Town of Clifton Park v Sarris |
2011 NY Slip Op 01386 [81 AD3d 1207] |
February 24, 2011 |
Appellate Division, Third Department |
Published by New York State Law Reporting Bureau pursuant to Judiciary Law § 431. |
Town of Clifton Park, Respondent, v George Sarris, Appellant. |
—[*1]
Thomas McCarthy, Town Attorney, Clifton Park (Louis P. Renzi of counsel), for
respondent.
Kavanagh, J. Appeal from an order of the County Court of Saratoga County (Scarano, J.), entered January 11, 2010, which affirmed a judgment of the Justice Court of the Town of Halfmoon in favor of plaintiff.

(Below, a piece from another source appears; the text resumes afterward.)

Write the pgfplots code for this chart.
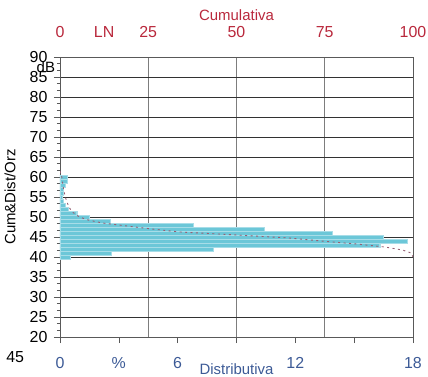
\documentclass[border=0pt]{standalone}
\usepackage{fontspec}
\setmainfont{Liberation Sans}
\usepackage{pgfplots}
\usepackage{pgfplotstable}
\pgfplotsset{compat=1.18}
\definecolor{barcol}{RGB}{108,199,216}
\definecolor{cumred}{RGB}{185,40,60}
\definecolor{cumdot}{RGB}{150,95,115}
\definecolor{distblue}{RGB}{60,90,150}
\definecolor{gridh}{RGB}{50,50,50}
\definecolor{gridv}{RGB}{125,125,125}

\pgfplotstableread{
db dist
40 0.5
41 2.6
42 7.8
43 16.3
44 17.7
45 16.5
46 13.9
47 10.4
48 6.8
49 2.55
50 1.5
51 0.85
52 0.4
53 0.25
54 0.15
55 0.1
56 0.15
57 0.15
58 0.25
59 0.35
60 0.35
}\disttable

\pgfplotstableread{
cum db
0 61.5
0.5 60
1 57
1.5 55
2.5 52.5
3.5 51.25
5.5 50
8 49.25
12 48.5
19 47.75
26 47
34 46.25
45 45.75
55 45.25
65 44.75
74 44
84 43.25
92 42.5
97 41.75
99.5 41
100 40
}\cumtable

\begin{document}
\begin{tikzpicture}[font=\fontsize{15}{17}\selectfont]
\pgfplotsset{base/.style={scale only axis, width=353bp, height=280bp,
  at={(0,0)}, anchor=south west, ymin=20, ymax=90,
  /pgf/number format/assume math mode=true,
  tick label style={font=\fontsize{16}{18}\selectfont},
  label style={font=\fontsize{15.5}{18}\selectfont}}}
% cumulative axis: top ticks and vertical grid
\begin{axis}[base, xmin=0, xmax=100,
  axis x line*=top, axis y line=none,
  axis line style={gridv, line width=0.8pt},
  xtick={0,25,50,75,100}, major tick length=0pt,
  xmajorgrids, grid style={gridv, line width=0.8pt},
  extra x ticks={12.5}, extra x tick labels={LN},
  extra x tick style={grid=none},
  xticklabel style={text=cumred, anchor=center, yshift=25bp},
  xlabel={Cumulativa},
  every axis x label/.style={at={(axis description cs:0.5,1.15)}, anchor=center, text=cumred},
  ytick=\empty]
\end{axis}
% distribution axis
\begin{axis}[base, xmin=0, xmax=18,
  axis line style={black!65, line width=0.8pt},
  ytick={20,25,...,90}, minor y tick num=2,
  ymajorgrids, grid style={gridh, line width=0.9pt},
  xtick={0,3,6,9,12,15,18}, xticklabels={0,\%,6,,12,,18},
  xtick pos=bottom, ytick pos=left,
  tick align=outside, major tick length=6bp, minor tick length=3bp,
  tick style={black!65, line width=0.6pt},
  xticklabel style={text=distblue, anchor=center, yshift=-20bp},
  yticklabel style={anchor=east, xshift=-3bp},
  xlabel={Distributiva},
  every axis x label/.style={at={(axis description cs:0.5,-0.114)}, anchor=center, text=distblue},
  ylabel={Cum\&Dist/Orz},
  every axis y label/.style={at={(axis description cs:-0.1416,0.5)}, rotate=90, anchor=center},
  clip=false]
\addplot[xbar, bar width=4bp, fill=barcol, draw=white!40!barcol, line width=0.3pt]
  table[x=dist, y=db] {\disttable};
\node[font=\fontsize{15}{17}\selectfont] at (axis description cs:-0.04,0.962) {dB};
\node[font=\fontsize{16}{18}\selectfont] at (axis description cs:-0.127,-0.071) {45};
\end{axis}
% cumulative curve
\begin{axis}[base, xmin=0, xmax=100, hide axis]
\addplot[cumdot, line width=0.9pt, dash pattern=on 2pt off 3.5pt]
  table[x=cum, y=db] {\cumtable};
\end{axis}
\pgfresetboundingbox
\path (-60bp,-40bp) rectangle (368bp,337bp);
\end{tikzpicture}
\end{document}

During a 17-month period, beginning in June 2004, defendant was issued 13 appearance tickets for harboring waterfowl on his property in the Town of Clifton Park, Saratoga County in violation of the local zoning code (see Town of Clifton Park Zoning Code § 208-10 [B] [1] [a]). In February 2005, defendant commenced an action in Supreme Court seeking a declaratory judgment that harboring of ducks, geese and other waterfowl on his property was permitted under the local zoning code (see Sarris v Town of Clifton Park, 38 AD3d 981 [2007], lv denied 8 NY3d 814 [2007]). This Court modified Supreme Court's grant of summary judgment dismissing the action to the extent that it issued a declaration that "the Town of Clifton Park Zoning Code does not permit [defendant] to harbor ducks and geese on his property or maintain a nature preserve therein" (id. at 983). Meanwhile, the prosecution of those charges still pending against defendant at the time this decision was rendered was transferred to the Town of [*2]Halfmoon Justice Court for disposition.[FN1] Following an April 2009 trial, defendant was found guilty of all charged violations and fines were imposed. Defendant appealed the decision to County Court and, upon review, that court affirmed. Defendant now appeals.
Initially, we note that defendant raises numerous arguments on this appeal regarding his claim that he can legitimately harbor waterfowl on his property and still comply with all applicable provisions of plaintiff's zoning code. However, these issues have been fully litigated and determined in the declaratory judgment action, and any arguments by defendant challenging plaintiff's zoning code are barred by the doctrine of res judicata (see Korbel v Zoning Bd. of Appeals of Town of Horicon, 28 AD3d 888, 889 [2006]; Bonded Concrete, Inc. v Town of Saugerties, 24 AD3d 943, 944-945 [2005]; Matter of Vogel v Board of Educ. for Dunkirk City School Dist., 259 AD2d 831, 832-833 [1999]).[FN2]
As for defendant's claim that the evidence submitted at trial was not sufficient to support his conviction on any of the 12 remaining tickets, we note that he conceded during trial that he harbored ducks on his property and the site in question covers less than five acres (which is the minimum acreage required to permissibly harbor "poultry" under the zoning code) (see Town of Clifton Park Zoning Code § 208-10 [B] [1] [a]). Moreover, with the exception of ticket No. 318, plaintiff's code enforcement officers testified to issuing tickets to defendant based upon their review of the zoning code and their personal observations of his property.[FN3] Consequently, we conclude that defendant's conviction of ticket No. 318 must be reversed, and any fine paid by defendant with regard to that ticket refunded, while his convictions for the charges contained in the remaining tickets are in all respects affirmed.
Finally, we have reviewed defendant's remaining contentions, including his allegations of bias on the part of Justice Court and County Court, and find them to be unpersuasive.
Rose, McCarthy and Egan Jr., JJ., concur; Cardona, P.J., not taking part. Ordered that the order is modified, on the law, without costs, by reversing defendant's convictions under ticket Nos. 311 and 318 and any fines paid thereunder returned to defendant, and, as so modified, affirmed.